I've talked with several senior developers (not hardcore Java fans, have expertise in Haskell, Go and Lisp), and some of them do not like the idea of Kotlin because it introduces unnecessary complexity to the projects. Java bugs/problems are known (for decades) and Kotlin is young, has no really strict code culture, allows too much -- so it's an additional overhead, you need to control code quality more, keep up with updates et cetera. Lombok covers most of the easy-to-sell features, and even without them projects can be managed in simple trusted manner.
Teams consist of professionals with many years of experience, so selling e.g. co-routines like "you can write async code like sync" doesn't really mean much on the scale, because most of the code is reactive anyway, it's reviewed, and QE/perf testing will highlight edge cases (or you'll get feedback from Lx support). Also it's not really the core issue in the enterprise, Kotlin will not solve communication/requirement mess, which eats team time the most.

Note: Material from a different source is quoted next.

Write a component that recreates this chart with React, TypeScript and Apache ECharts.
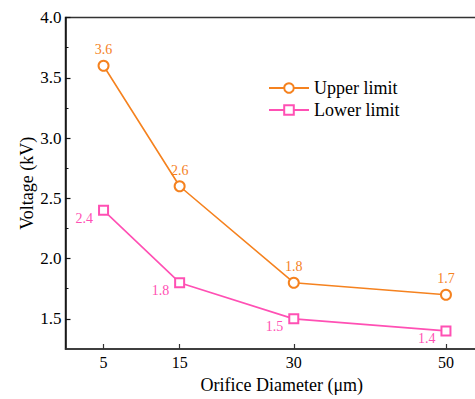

I think we might try Kotlin for some projects or some non-critical parts, but I'm not really sure about company-wide acceptance. Also you can't bring some features (e.g channels, actors) just because you want, it must be accepted by solution architect and management. Also you need to train people how to use new stuff (a lot of people).
I've tried to google arguments, but there is nothing besides some beginner-level stuff like already-in-lombok features and "look how we can simplify 8 java lines to 3 kotlin lines". I can't see killer features for the company's projects. I'll be grateful if you can give some insight.
PS: I'm thinking about building my argument with nullable types and how it's applicable for e.g. model packages, highlight some probable bugs and missed nullability checks. From my point of view it's simple enough for any Java developer (no complex kotlin features), free nullable annotations interop with Java (IDE support) and SpotBugs integration.